[start of DATA IN THIS EXERCISE]

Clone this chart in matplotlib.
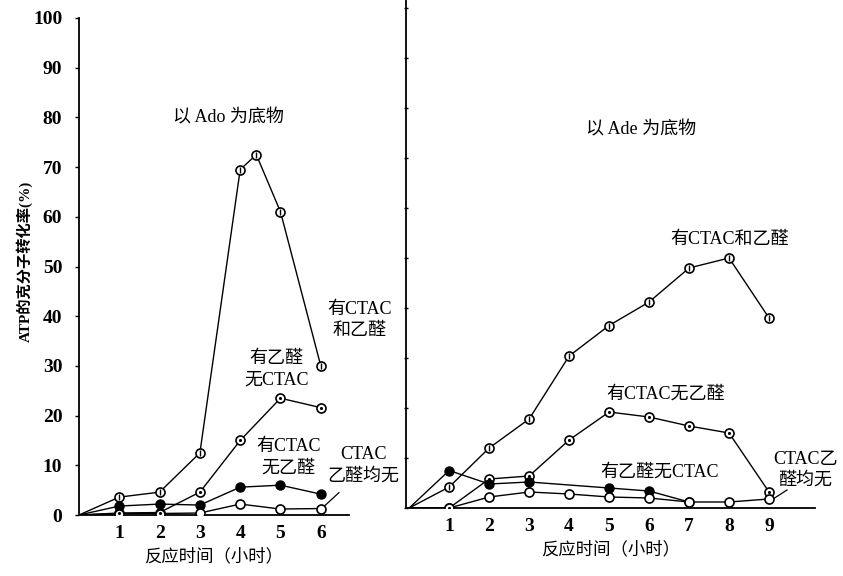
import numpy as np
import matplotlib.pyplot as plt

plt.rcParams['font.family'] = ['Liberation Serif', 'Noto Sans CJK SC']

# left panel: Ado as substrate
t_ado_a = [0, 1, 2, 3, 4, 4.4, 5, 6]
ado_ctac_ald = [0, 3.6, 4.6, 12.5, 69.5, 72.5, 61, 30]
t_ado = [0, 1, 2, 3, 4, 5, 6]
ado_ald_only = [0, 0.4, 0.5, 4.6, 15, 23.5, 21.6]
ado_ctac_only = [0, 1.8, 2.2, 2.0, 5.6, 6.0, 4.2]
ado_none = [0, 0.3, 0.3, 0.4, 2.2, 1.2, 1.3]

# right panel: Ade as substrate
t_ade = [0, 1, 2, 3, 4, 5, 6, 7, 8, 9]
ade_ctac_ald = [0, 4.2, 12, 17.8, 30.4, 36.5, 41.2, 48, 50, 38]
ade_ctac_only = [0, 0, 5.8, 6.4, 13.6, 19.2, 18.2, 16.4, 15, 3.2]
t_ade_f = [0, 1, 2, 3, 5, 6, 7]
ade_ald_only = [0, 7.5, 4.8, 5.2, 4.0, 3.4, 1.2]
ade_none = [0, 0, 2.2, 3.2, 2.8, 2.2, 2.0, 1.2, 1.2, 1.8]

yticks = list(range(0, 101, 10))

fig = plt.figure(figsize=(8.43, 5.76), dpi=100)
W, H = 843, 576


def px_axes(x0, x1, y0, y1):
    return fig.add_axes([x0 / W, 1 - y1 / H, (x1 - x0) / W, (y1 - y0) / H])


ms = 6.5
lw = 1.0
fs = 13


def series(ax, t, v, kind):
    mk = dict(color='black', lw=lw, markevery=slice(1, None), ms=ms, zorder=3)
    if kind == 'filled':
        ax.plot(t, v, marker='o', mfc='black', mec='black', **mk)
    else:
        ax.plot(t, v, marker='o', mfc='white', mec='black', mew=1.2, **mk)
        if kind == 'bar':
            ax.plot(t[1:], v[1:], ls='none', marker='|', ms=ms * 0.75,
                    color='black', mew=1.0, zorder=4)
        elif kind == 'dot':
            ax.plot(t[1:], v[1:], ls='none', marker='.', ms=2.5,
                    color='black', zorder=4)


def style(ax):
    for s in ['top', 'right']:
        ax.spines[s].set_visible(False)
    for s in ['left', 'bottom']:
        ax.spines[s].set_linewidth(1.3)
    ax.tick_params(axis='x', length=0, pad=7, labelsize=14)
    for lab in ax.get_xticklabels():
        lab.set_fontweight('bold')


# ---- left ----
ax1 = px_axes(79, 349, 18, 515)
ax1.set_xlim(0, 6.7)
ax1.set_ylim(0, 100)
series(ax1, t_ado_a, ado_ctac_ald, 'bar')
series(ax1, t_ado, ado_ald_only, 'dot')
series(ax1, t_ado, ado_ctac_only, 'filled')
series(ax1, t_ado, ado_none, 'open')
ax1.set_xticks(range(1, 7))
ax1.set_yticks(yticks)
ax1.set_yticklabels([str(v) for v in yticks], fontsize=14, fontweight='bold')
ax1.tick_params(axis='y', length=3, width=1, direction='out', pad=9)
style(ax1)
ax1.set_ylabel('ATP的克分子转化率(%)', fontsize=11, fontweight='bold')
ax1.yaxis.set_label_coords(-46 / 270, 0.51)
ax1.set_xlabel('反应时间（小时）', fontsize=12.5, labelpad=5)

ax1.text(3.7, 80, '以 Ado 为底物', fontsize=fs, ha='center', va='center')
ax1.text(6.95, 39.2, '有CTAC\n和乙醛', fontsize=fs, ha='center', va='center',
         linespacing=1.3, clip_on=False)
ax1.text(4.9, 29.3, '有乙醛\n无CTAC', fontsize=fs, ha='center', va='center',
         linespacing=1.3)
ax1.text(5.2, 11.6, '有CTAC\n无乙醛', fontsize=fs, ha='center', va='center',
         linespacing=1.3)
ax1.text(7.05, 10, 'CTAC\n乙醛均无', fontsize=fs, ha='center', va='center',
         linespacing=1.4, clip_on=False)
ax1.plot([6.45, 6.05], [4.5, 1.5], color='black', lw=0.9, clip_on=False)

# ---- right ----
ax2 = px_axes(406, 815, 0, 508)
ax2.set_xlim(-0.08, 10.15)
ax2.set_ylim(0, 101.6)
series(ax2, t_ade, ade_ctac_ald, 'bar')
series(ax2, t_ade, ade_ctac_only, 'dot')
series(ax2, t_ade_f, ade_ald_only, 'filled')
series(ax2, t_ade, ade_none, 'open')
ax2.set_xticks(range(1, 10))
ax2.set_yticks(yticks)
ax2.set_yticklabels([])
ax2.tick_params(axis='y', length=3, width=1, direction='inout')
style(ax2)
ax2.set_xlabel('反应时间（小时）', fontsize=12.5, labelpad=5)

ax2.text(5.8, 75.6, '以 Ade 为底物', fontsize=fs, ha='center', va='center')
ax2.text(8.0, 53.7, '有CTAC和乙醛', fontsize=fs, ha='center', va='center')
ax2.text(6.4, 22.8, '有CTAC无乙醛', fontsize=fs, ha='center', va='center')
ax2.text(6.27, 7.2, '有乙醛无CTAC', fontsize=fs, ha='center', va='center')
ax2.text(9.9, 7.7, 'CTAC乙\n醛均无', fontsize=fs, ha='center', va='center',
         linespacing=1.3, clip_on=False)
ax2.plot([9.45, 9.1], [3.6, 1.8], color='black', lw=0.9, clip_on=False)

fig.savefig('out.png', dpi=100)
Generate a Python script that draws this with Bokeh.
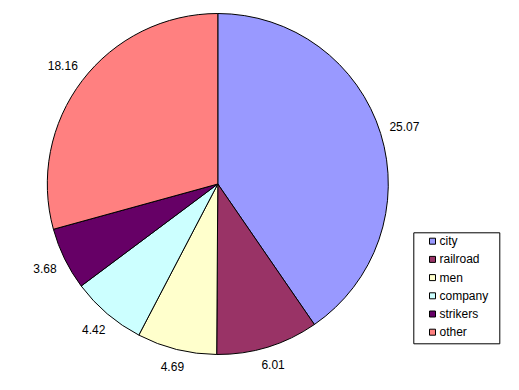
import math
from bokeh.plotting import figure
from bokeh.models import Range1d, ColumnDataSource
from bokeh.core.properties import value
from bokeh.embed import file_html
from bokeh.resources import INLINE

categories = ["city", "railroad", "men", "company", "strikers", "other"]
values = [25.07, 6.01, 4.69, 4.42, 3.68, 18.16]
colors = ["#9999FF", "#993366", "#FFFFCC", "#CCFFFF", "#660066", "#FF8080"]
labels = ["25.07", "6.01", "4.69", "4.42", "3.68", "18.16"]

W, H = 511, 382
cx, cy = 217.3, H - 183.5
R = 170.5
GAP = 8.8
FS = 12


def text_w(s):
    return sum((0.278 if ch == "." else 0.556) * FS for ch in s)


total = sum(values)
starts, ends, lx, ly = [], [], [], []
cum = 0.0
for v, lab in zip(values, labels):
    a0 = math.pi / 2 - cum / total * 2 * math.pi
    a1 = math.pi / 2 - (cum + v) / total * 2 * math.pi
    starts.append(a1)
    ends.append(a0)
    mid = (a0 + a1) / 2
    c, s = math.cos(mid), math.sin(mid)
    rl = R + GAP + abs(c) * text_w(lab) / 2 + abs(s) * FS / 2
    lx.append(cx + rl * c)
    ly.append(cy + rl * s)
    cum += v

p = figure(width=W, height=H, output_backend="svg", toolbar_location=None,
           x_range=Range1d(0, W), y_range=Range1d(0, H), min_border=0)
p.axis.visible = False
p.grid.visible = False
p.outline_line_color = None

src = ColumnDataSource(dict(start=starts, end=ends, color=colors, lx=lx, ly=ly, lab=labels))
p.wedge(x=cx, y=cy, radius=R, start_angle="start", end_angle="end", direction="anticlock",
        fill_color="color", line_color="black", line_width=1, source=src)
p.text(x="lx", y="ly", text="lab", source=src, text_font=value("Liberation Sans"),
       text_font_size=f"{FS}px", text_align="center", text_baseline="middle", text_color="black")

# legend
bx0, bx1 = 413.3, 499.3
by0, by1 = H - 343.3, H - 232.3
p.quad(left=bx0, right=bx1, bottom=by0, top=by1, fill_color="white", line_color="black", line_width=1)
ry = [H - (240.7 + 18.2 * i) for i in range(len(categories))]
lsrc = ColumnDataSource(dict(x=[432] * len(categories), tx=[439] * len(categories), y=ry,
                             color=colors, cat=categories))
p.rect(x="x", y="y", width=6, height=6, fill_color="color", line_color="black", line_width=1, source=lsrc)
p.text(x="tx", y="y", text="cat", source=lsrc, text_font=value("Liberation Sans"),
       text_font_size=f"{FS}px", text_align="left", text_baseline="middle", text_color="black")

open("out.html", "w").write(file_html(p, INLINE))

[end of DATA IN THIS EXERCISE]

▶ AIM OF THE TASK: The lines from the start of the data through the line that contains "plt.rcParams['font.family'] = ['Liberation" are to be returned exactly, please, with both ends included and every picture left out.

▶ WRITTEN RESPONSE:
Clone this chart in matplotlib.
import numpy as np
import matplotlib.pyplot as plt

plt.rcParams['font.family'] = ['Liberation Serif', 'Noto Sans CJK SC']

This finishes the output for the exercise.